= DATA BLOCK =
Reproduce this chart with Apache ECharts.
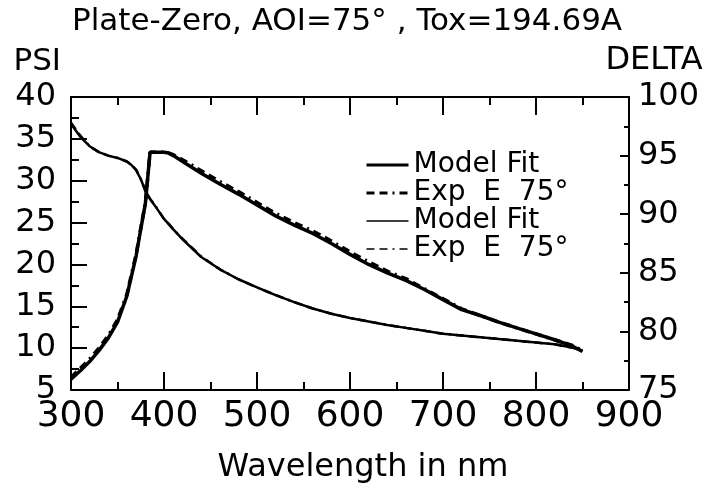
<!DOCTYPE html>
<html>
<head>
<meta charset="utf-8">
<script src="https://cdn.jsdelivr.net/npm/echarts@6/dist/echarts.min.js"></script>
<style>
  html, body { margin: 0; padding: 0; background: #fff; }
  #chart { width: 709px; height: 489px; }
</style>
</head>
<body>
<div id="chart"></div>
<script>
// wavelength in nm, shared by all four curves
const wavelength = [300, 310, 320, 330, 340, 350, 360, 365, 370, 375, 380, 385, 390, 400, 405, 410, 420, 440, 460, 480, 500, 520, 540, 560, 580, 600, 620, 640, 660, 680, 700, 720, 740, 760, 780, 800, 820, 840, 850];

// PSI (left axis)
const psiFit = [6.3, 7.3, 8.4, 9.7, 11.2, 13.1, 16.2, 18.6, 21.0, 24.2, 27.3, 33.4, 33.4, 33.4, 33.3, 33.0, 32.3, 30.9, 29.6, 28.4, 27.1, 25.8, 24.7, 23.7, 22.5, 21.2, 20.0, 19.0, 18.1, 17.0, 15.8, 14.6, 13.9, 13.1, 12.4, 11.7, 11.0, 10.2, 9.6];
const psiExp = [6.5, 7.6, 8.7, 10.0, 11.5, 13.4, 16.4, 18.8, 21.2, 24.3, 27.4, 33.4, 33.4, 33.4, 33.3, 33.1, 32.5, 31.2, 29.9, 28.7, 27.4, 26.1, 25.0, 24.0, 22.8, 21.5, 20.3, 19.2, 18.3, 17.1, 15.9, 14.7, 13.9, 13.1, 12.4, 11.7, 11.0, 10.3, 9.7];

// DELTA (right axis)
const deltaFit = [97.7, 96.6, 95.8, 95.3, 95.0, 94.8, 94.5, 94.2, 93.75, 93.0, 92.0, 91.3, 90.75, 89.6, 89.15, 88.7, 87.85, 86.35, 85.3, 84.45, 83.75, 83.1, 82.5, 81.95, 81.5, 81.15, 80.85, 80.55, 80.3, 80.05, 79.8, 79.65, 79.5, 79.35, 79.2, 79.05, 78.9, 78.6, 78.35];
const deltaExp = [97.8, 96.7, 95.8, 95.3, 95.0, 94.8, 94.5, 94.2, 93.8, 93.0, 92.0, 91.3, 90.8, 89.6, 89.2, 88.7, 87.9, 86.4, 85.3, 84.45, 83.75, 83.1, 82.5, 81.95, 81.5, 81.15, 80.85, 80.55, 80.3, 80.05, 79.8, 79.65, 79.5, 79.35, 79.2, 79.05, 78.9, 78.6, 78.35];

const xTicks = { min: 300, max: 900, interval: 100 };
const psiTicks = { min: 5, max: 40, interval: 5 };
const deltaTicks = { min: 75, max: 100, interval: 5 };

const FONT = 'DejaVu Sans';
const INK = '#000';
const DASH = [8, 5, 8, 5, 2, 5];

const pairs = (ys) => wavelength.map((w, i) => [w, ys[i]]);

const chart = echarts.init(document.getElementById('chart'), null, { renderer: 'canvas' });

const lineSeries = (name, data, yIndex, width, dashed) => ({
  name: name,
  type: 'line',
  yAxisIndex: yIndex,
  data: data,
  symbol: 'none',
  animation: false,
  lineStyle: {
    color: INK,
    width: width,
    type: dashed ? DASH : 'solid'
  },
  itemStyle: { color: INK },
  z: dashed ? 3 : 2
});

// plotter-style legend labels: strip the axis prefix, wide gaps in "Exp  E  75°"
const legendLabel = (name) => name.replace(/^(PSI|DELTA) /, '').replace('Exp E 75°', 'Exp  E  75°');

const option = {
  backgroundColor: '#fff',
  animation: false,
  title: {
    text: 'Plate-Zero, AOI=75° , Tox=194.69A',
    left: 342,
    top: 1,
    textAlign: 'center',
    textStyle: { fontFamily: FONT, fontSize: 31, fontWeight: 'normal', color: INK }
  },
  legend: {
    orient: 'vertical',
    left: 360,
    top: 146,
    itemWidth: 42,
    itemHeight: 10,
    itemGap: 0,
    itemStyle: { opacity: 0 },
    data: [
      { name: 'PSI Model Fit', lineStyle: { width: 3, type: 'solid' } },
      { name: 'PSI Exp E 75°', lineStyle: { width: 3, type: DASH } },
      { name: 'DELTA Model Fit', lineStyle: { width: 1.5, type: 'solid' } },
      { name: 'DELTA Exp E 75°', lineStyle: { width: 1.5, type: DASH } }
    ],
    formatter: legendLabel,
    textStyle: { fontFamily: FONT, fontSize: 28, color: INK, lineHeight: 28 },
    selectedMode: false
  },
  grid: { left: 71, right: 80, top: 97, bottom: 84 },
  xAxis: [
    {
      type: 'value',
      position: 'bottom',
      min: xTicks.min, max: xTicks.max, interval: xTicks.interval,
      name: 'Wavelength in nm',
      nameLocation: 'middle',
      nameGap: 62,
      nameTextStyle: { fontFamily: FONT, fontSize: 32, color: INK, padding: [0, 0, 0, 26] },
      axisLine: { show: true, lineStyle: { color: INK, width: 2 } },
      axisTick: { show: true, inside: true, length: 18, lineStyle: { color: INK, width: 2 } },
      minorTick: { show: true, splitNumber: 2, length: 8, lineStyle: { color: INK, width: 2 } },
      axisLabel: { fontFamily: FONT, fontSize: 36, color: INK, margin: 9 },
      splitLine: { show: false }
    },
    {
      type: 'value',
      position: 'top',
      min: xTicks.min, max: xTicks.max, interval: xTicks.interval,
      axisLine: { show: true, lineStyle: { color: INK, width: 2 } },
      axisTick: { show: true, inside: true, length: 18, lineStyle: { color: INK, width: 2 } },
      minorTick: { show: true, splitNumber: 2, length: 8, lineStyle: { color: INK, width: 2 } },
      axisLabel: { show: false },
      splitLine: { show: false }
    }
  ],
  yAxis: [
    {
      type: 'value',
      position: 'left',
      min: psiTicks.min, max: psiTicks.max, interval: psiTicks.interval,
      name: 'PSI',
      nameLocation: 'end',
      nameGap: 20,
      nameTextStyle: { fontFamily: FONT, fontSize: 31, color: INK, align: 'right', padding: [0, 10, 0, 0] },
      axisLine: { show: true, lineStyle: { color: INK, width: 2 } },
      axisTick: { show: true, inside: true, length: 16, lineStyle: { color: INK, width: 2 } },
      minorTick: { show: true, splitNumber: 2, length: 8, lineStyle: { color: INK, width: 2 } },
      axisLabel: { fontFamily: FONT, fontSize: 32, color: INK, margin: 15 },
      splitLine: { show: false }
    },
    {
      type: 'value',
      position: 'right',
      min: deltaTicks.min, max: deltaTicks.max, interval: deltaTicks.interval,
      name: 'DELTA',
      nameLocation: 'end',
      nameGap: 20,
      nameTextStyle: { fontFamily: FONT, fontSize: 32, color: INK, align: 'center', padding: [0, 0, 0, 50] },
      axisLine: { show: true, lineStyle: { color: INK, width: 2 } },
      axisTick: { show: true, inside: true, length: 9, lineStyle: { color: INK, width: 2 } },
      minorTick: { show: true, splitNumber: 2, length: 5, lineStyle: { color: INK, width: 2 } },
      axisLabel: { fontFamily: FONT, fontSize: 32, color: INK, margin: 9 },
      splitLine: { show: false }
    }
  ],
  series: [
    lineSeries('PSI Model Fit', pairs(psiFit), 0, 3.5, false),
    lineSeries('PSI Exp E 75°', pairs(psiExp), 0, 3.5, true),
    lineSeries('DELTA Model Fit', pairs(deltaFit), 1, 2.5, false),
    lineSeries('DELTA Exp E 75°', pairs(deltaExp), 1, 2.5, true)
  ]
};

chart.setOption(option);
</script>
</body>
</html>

= YOUR GOAL =
Restate only the lines running from the start of the material above through the line containing "11.0, 10.3, 9.7];", ends included. No pictures.

= ANSWER TO THIS PROBLEM =
Reproduce this chart with Apache ECharts.
<!DOCTYPE html>
<html>
<head>
<meta charset="utf-8">
<script src="https://cdn.jsdelivr.net/npm/echarts@6/dist/echarts.min.js"></script>
<style>
  html, body { margin: 0; padding: 0; background: #fff; }
  #chart { width: 709px; height: 489px; }
</style>
</head>
<body>
<div id="chart"></div>
<script>
// wavelength in nm, shared by all four curves
const wavelength = [300, 310, 320, 330, 340, 350, 360, 365, 370, 375, 380, 385, 390, 400, 405, 410, 420, 440, 460, 480, 500, 520, 540, 560, 580, 600, 620, 640, 660, 680, 700, 720, 740, 760, 780, 800, 820, 840, 850];

// PSI (left axis)
const psiFit = [6.3, 7.3, 8.4, 9.7, 11.2, 13.1, 16.2, 18.6, 21.0, 24.2, 27.3, 33.4, 33.4, 33.4, 33.3, 33.0, 32.3, 30.9, 29.6, 28.4, 27.1, 25.8, 24.7, 23.7, 22.5, 21.2, 20.0, 19.0, 18.1, 17.0, 15.8, 14.6, 13.9, 13.1, 12.4, 11.7, 11.0, 10.2, 9.6];
const psiExp = [6.5, 7.6, 8.7, 10.0, 11.5, 13.4, 16.4, 18.8, 21.2, 24.3, 27.4, 33.4, 33.4, 33.4, 33.3, 33.1, 32.5, 31.2, 29.9, 28.7, 27.4, 26.1, 25.0, 24.0, 22.8, 21.5, 20.3, 19.2, 18.3, 17.1, 15.9, 14.7, 13.9, 13.1, 12.4, 11.7, 11.0, 10.3, 9.7];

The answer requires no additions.